[Start of Data section]

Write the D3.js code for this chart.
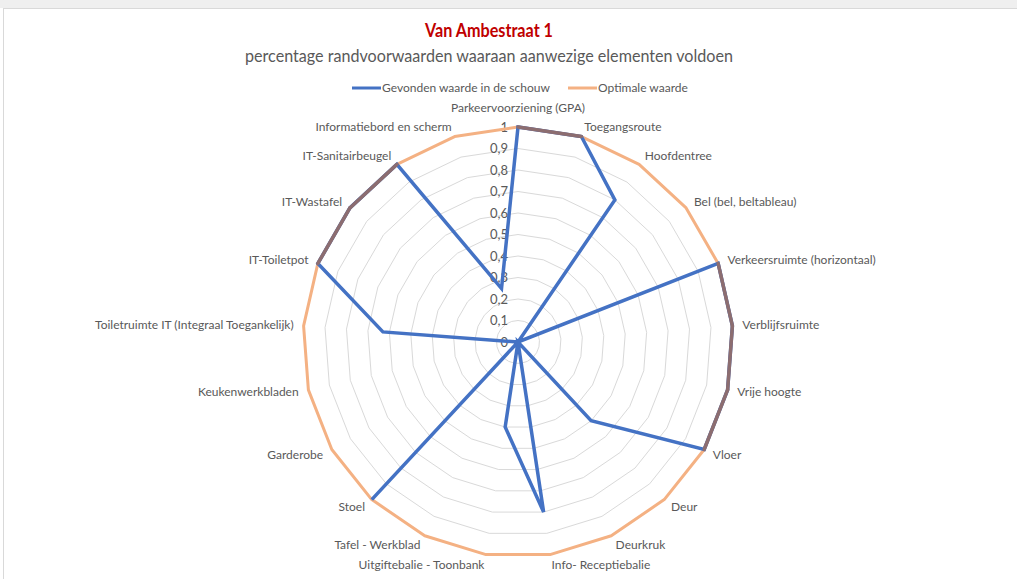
<!DOCTYPE html>
<html>
<head>
<meta charset="utf-8">
<script src="https://cdn.jsdelivr.net/npm/d3@7"></script>
<style>
  body { margin: 0; background: #fff; }
  text { font-family: Lato, "Open Sans", sans-serif; fill: #595959; }
</style>
</head>
<body>
<script>
var width = 1017,
    height = 579,
    cx = 518,
    cy = 342,
    radius = 215;

// categories, clockwise from the top
var categories = [
  "Parkeervoorziening (GPA)", "Toegangsroute", "Hoofdentree", "Bel (bel, beltableau)",
  "Verkeersruimte (horizontaal)", "Verblijfsruimte", "Vrije hoogte", "Vloer", "Deur",
  "Deurkruk", "Info- Receptiebalie", "Uitgiftebalie - Toonbank", "Tafel - Werkblad",
  "Stoel", "Garderobe", "Keukenwerkbladen", "Toiletruimte IT (Integraal Toegankelijk)",
  "IT-Toiletpot", "IT-Wastafel", "IT-Sanitairbeugel", "Informatiebord en scherm"
];
var foundValues   = [1, 1, 0.8, 0, 1, 1, 1, 1, 0.5, 0, 0.8, 0.4, 0, 1, 0, 0, 0.63, 1, 1, 1, 0.26];
var optimalValues = [1, 1, 1, 1, 1, 1, 1, 1, 1, 1, 1, 1, 1, 1, 1, 1, 1, 1, 1, 1, 1];
var tickValues = [0, 0.1, 0.2, 0.3, 0.4, 0.5, 0.6, 0.7, 0.8, 0.9, 1];
var tickLabels = ["0", "0,1", "0,2", "0,3", "0,4", "0,5", "0,6", "0,7", "0,8", "0,9", "1"];
var seriesNames = ["Gevonden waarde in de schouw", "Optimale waarde"];

var blue = "#4472C4", orange = "#F4B183", brown = "#8C6D70";

var r = d3.scaleLinear().domain([0, 1]).range([0, radius]);
var angle = d3.scaleLinear().domain([0, categories.length]).range([0, 2 * Math.PI]);

var svg = d3.select("body").append("svg")
    .attr("width", width)
    .attr("height", height);

// chart frame
svg.append("rect").attr("x", 0).attr("y", 0).attr("width", width).attr("height", 8).attr("fill", "#efefef");
svg.append("rect")
    .attr("x", 3.5).attr("y", 8.5)
    .attr("width", width).attr("height", height)
    .attr("fill", "#fff").attr("stroke", "#d9d9d9");

// titles
svg.append("text")
    .attr("x", 489).attr("y", 37)
    .attr("text-anchor", "middle")
    .attr("textLength", 128).attr("lengthAdjust", "spacingAndGlyphs")
    .style("font-size", "18px").style("font-weight", "bold").style("fill", "#C00000")
    .text("Van Ambestraat 1");
svg.append("text")
    .attr("x", 489).attr("y", 62)
    .attr("text-anchor", "middle")
    .attr("textLength", 488).attr("lengthAdjust", "spacingAndGlyphs")
    .style("font-size", "18px")
    .text("percentage randvoorwaarden waaraan aanwezige elementen voldoen");

// legend
var legend = svg.append("g").attr("transform", "translate(0,88)");
[[352, blue, seriesNames[0]], [568, orange, seriesNames[1]]].forEach(function(l) {
  legend.append("line").attr("x1", l[0]).attr("x2", l[0] + 29).attr("y1", 0).attr("y2", 0)
      .attr("stroke", l[1]).attr("stroke-width", 3);
  legend.append("text").attr("x", l[0] + 30).attr("y", 0).attr("dy", "0.35em")
      .style("font-size", "12px").text(l[2]);
});

var g = svg.append("g").attr("transform", "translate(" + cx + "," + cy + ")");

// grid rings
var ring = d3.lineRadial()
    .angle(function(d, i) { return angle(i); })
    .radius(function(d) { return r(d); })
    .curve(d3.curveLinearClosed);

g.selectAll(".ring")
    .data(tickValues.slice(1))
  .enter().append("path")
    .attr("class", "ring")
    .attr("d", function(v) { return ring(categories.map(function() { return v; })); })
    .attr("fill", "none")
    .attr("stroke", "#d9d9d9")
    .attr("stroke-width", 1);

// value axis labels
g.selectAll(".tick")
    .data(tickValues)
  .enter().append("text")
    .attr("class", "tick")
    .attr("x", -10)
    .attr("y", function(v) { return -r(v); })
    .attr("dy", "0.35em")
    .attr("text-anchor", "end")
    .style("font-size", "13px")
    .text(function(v, i) { return tickLabels[i]; });

// series
g.append("path")
    .attr("d", ring(optimalValues))
    .attr("fill", "none").attr("stroke", orange).attr("stroke-width", 3)
    .attr("stroke-linejoin", "round");

g.append("path")
    .attr("d", ring(foundValues))
    .attr("fill", "none").attr("stroke", blue).attr("stroke-width", 3.5)
    .attr("stroke-linejoin", "miter");

// where both series run along the same edge the line shows brown
function pt(v, i) {
  var a = angle(i);
  return [r(v) * Math.sin(a), -r(v) * Math.cos(a)];
}
var overlap = [];
categories.forEach(function(c, i) {
  var j = (i + 1) % categories.length;
  if (foundValues[i] === optimalValues[i] && foundValues[j] === optimalValues[j]) {
    overlap.push([pt(foundValues[i], i), pt(foundValues[j], j)]);
  }
});
g.selectAll(".overlap")
    .data(overlap)
  .enter().append("line")
    .attr("class", "overlap")
    .attr("x1", function(d) { return d[0][0]; }).attr("y1", function(d) { return d[0][1]; })
    .attr("x2", function(d) { return d[1][0]; }).attr("y2", function(d) { return d[1][1]; })
    .attr("stroke", brown).attr("stroke-width", 3.5).attr("stroke-linecap", "round");

// category labels
g.selectAll(".cat")
    .data(categories)
  .enter().append("text")
    .attr("class", "cat")
    .each(function(d, i) {
      var a = angle(i), s = Math.sin(a), c = Math.cos(a);
      var p = pt(1.0 + 10 / radius, i);
      var anchor = Math.abs(s) < 0.05 ? "middle" : (s > 0 ? "start" : "end");
      var extra = Math.abs(s) < 0.05 ? -c * 9 : 0;
      d3.select(this)
          .attr("x", p[0])
          .attr("y", p[1] + extra)
          .attr("dy", "0.35em")
          .attr("text-anchor", anchor);
    })
    .style("font-size", "12px")
    .text(function(d) { return d; });
</script>
</body>
</html>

[End of Data section]

**Stated task:** Where a line above includes "chart", copy that line.

**Solution to this task:**
Write the D3.js code for this chart.
// chart frame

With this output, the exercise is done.